EXERCISE OBJECTIVE
Print exactly, please, the lines from the top of the entries below up to and including the line with "import seaborn as sns", and nothing else; pictures are excluded.
[START RECORDS FOR THIS EXERCISE]
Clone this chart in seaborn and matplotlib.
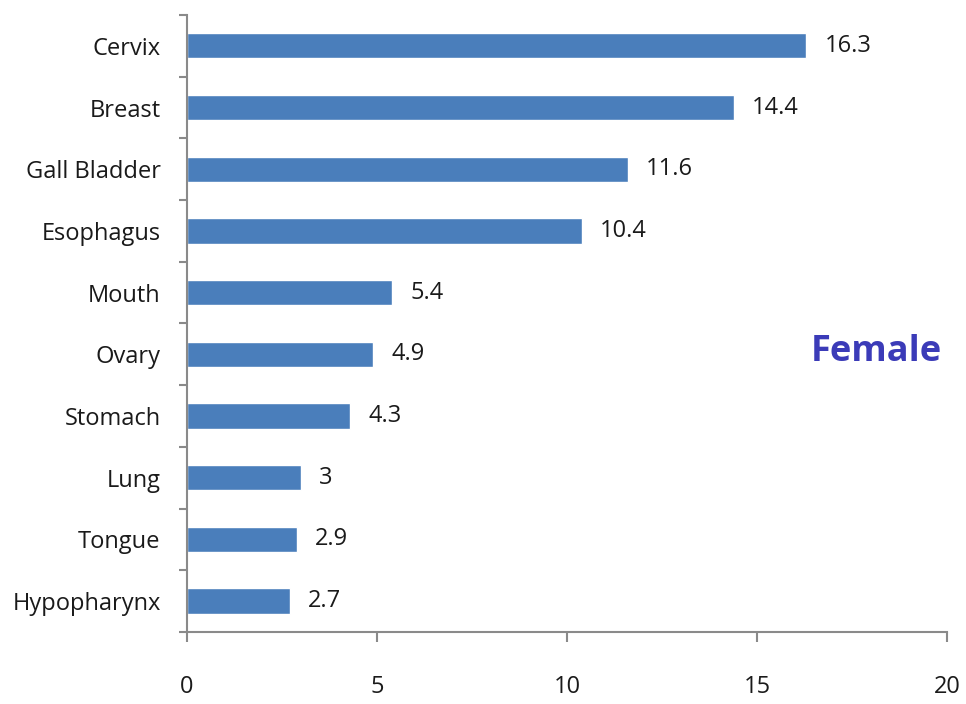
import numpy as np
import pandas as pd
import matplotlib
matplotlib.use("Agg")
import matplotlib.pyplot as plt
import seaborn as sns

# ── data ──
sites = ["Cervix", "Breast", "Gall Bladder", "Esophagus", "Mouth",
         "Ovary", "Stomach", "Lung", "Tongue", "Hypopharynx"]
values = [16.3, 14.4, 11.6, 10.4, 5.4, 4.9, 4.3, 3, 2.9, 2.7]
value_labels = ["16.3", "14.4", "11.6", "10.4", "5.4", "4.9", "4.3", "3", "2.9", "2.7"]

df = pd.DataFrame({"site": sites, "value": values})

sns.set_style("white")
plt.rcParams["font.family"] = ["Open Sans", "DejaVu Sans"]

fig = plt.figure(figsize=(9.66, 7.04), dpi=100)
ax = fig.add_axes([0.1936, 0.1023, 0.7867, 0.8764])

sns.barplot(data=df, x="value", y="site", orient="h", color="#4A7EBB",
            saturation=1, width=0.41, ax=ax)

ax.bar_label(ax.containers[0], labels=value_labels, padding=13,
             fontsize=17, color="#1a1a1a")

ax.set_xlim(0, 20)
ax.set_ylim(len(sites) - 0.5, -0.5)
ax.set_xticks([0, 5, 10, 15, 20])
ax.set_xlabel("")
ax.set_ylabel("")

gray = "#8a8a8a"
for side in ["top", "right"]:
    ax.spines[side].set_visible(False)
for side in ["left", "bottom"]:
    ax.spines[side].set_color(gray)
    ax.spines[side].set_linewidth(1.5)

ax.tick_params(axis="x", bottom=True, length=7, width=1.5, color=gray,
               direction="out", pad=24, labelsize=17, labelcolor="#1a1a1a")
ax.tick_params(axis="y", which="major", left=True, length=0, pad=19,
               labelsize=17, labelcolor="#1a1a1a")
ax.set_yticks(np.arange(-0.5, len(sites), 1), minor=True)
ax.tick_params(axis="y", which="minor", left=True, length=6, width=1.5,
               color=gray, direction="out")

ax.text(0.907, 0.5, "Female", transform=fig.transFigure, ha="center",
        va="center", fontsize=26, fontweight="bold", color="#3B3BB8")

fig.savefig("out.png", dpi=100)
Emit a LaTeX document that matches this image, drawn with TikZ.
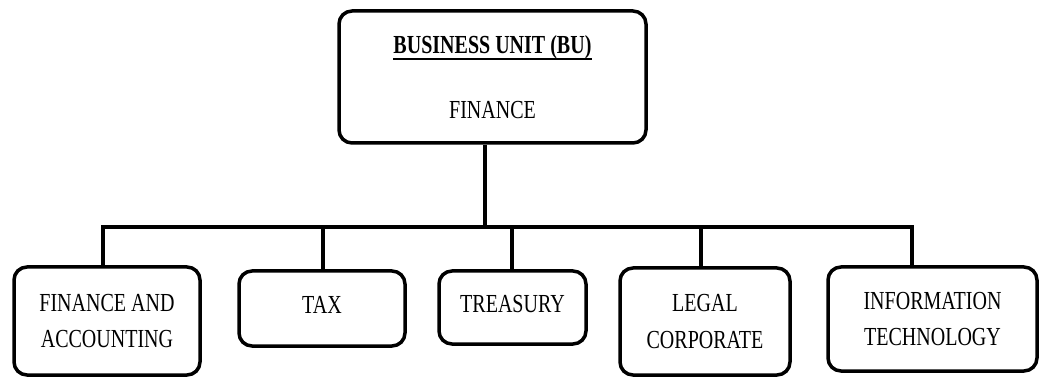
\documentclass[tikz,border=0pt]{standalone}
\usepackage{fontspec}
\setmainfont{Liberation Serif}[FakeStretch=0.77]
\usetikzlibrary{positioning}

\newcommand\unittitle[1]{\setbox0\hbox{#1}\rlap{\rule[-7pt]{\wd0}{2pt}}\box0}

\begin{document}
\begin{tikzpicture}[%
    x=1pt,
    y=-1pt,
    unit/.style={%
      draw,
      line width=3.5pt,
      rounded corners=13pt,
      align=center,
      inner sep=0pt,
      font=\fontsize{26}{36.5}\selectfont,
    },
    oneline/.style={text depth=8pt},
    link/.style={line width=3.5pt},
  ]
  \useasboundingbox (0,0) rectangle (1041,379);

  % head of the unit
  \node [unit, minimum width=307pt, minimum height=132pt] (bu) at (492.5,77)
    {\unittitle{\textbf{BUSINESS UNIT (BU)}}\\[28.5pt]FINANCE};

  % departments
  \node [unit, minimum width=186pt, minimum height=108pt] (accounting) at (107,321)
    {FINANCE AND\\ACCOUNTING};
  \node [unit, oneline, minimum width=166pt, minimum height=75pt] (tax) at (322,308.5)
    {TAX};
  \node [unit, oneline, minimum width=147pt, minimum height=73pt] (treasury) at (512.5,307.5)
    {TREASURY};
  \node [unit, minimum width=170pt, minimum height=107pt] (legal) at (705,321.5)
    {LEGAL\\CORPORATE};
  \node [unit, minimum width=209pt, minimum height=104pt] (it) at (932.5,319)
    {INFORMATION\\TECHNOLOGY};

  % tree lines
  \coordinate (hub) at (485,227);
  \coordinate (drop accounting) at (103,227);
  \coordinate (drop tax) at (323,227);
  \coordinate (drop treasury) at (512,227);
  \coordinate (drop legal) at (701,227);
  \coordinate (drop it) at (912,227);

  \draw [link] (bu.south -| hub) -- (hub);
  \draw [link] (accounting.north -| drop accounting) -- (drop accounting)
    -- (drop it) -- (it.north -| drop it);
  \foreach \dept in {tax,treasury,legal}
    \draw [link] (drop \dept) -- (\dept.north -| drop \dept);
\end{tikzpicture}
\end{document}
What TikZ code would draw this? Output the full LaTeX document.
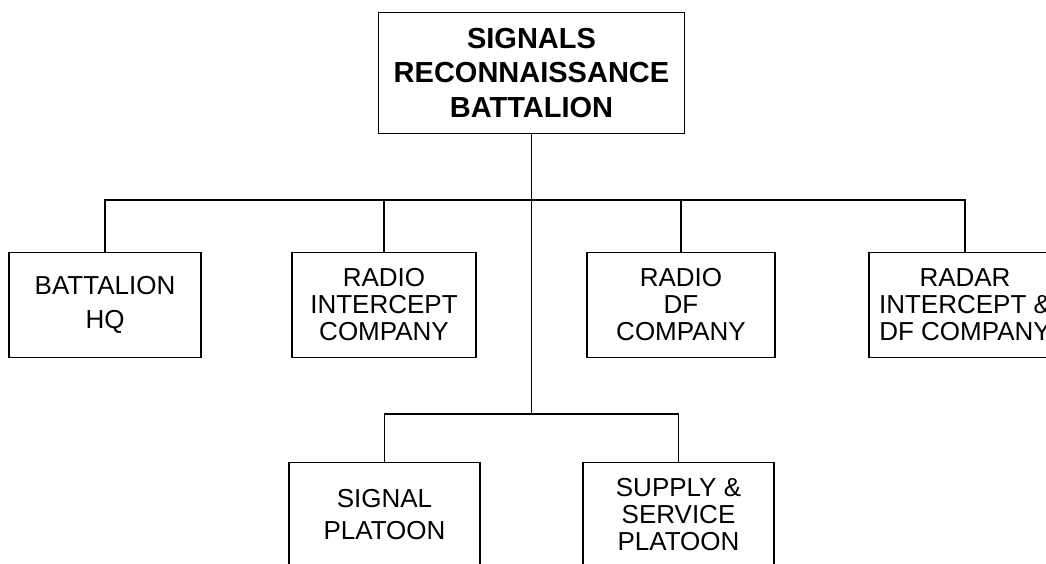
[END RECORDS FOR THIS EXERCISE]
EXERCISE ANSWER
Clone this chart in seaborn and matplotlib.
import numpy as np
import pandas as pd
import matplotlib
matplotlib.use("Agg")
import matplotlib.pyplot as plt
import seaborn as sns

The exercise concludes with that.